Come, morphine addicts, come and kill us in our own land. I await you before my patriotic soldiers, feet firmly set, not worried about how many of you there may be. But keep in mind that when this happens the Capitol Building in Washington will shake with the destruction of your greatness, and our blood will redden the white doom of your famous White House, the cavern where you concoct your crimes.

For the next six years, Sandino would wage a guerrilla war against the Nicaraguan government, whose forces were reinforced (yet again) by U.S. Marines on the ground. This the Marines combined their campaign with aerial bombings by U.S. planes, a first in the history of warfare. Following a second exile in Mexico, Sandino resumed his revolutionary activities, even after President Díaz was succeeded by the former rebel commander Moncada in 1929. Sandino opposed the U.S.-trained National Guard and especially its U.S.-imposed director, Anastasio Somoza García. In his “Plan to Realize Bolivar’s Supreme Dream,” he also called for the foundation of a united federation of Latin American countries to ensure the region’s future would be shaped, not by the United States, but by its own hands.

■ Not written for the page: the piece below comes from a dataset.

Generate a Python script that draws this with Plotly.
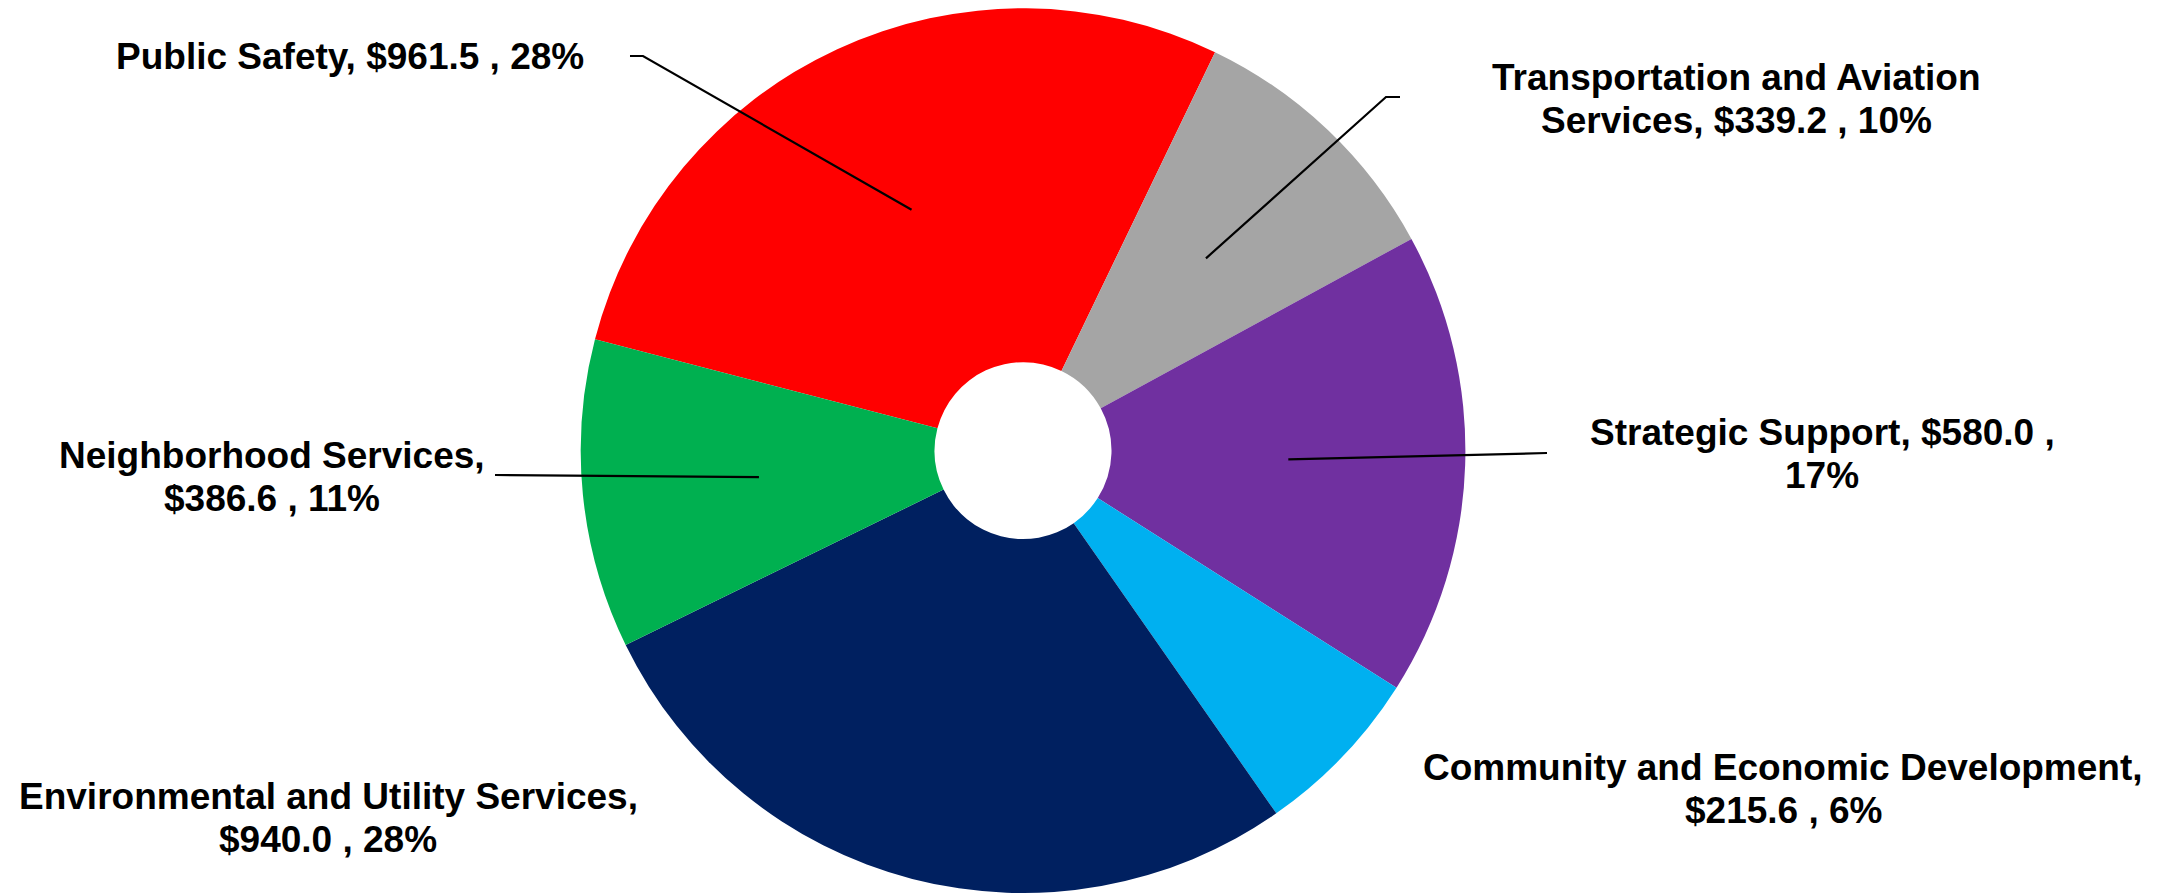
import math
import plotly.graph_objects as go

# General fund budget by city service area ($ millions)
categories = [
    "Public Safety",
    "Transportation and Aviation Services",
    "Strategic Support",
    "Community and Economic Development",
    "Environmental and Utility Services",
    "Neighborhood Services",
]
values = [961.5, 339.2, 580.0, 215.6, 940.0, 386.6]
pct_labels = [28, 10, 17, 6, 28, 11]
colors = ["#FF0000", "#A5A5A5", "#7030A0", "#00B0F0", "#002060", "#00B050"]

W, H = 2170, 893
ROTATION = -75.4
DOMAIN_X = [0.2673, 0.6756]
DOMAIN_Y = [0.0, 0.9907]

# how many words go on the first line of each label (0 = single line)
wrap_words = [0, 3, 4, 4, 4, 2]
# label placement: centre x and first-line centre y, in pixels
label_pos = [(350, 57), (1736, 77), (1822, 432), (1783, 767), (328, 796), (272, 455)]
LINE_GAP = 43.5
# leader line end points (pixels); None where a label has no leader
leader_end = [
    [(643, 56), (630, 56)],
    [(1386, 97), (1400, 97)],
    [(1547, 453)],
    None,
    None,
    [(495, 475)],
]

FONT = dict(family="Liberation Sans, Arial, sans-serif", size=37, color="#000000")


def to_paper(px, py):
    return px / W, 1 - py / H


fig = go.Figure(
    go.Pie(
        labels=categories,
        values=values,
        marker=dict(colors=colors, line=dict(width=0)),
        hole=0.2,
        sort=False,
        direction="clockwise",
        rotation=ROTATION,
        textinfo="none",
        hoverinfo="label+value+percent",
        domain=dict(x=DOMAIN_X, y=DOMAIN_Y),
        showlegend=False,
    )
)

# pie geometry in pixels, for anchoring leader lines on each slice
cx = (DOMAIN_X[0] + DOMAIN_X[1]) / 2 * W
cy = (1 - (DOMAIN_Y[0] + DOMAIN_Y[1]) / 2) * H
R = min((DOMAIN_X[1] - DOMAIN_X[0]) * W, (DOMAIN_Y[1] - DOMAIN_Y[0]) * H) / 2
total = sum(values)

annotations = []
shapes = []
start = ROTATION
for i, (name, v) in enumerate(zip(categories, values)):
    span = 360 * v / total
    mid = math.radians(start + span / 2)
    start += span

    text = f"{name}, ${v:.1f} , {pct_labels[i]}%"
    words = text.split(" ")
    if wrap_words[i]:
        lines = [" ".join(words[: wrap_words[i]]), " ".join(words[wrap_words[i]:])]
    else:
        lines = [text]
    lx, ly = label_pos[i]
    for k, line in enumerate(lines):
        xp, yp = to_paper(lx, ly + k * LINE_GAP)
        annotations.append(
            dict(
                x=xp, y=yp, xref="paper", yref="paper",
                text=f"<b>{line}</b>", showarrow=False,
                xanchor="center", yanchor="middle", font=FONT,
            )
        )

    if leader_end[i]:
        sx = cx + 0.6 * R * math.sin(mid)
        sy = cy - 0.6 * R * math.cos(mid)
        pts = [to_paper(sx, sy)] + [to_paper(px, py) for px, py in leader_end[i]]
        path = "M " + " L ".join(f"{x:.5f},{y:.5f}" for x, y in pts)
        shapes.append(
            dict(type="path", xref="paper", yref="paper", path=path,
                 line=dict(color="#000000", width=2.2))
        )

fig.update_layout(
    width=W,
    height=H,
    margin=dict(l=0, r=0, t=0, b=0),
    paper_bgcolor="#FFFFFF",
    plot_bgcolor="#FFFFFF",
    annotations=annotations,
    shapes=shapes,
)

fig.write_html("out.html")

In February 1934, Sandino would meet with Juan Bautista Sacasa, the newly elected president who had been the president en rebelión during the Constitutionalist War. Unbeknownst to both men, director Somoza had order his guardsmen to assassinate the revolutionary general. On his way out after the meeting, Sandino was stopped at the gates by the National Guard and taken a short distance away, where he was promptly executed.

A little over two years later, Somoza would overthrow the Sacasa government, establishing a dictatorship that would last for 43 years. Then, in 1979, Somoza’s son would be overthrown by a socialist guerrilla movement, whose members called themselves the sandinistas.

Remembering Sandino — and that one loss can inspire a dozen future victories — is how we celebrate our heritage.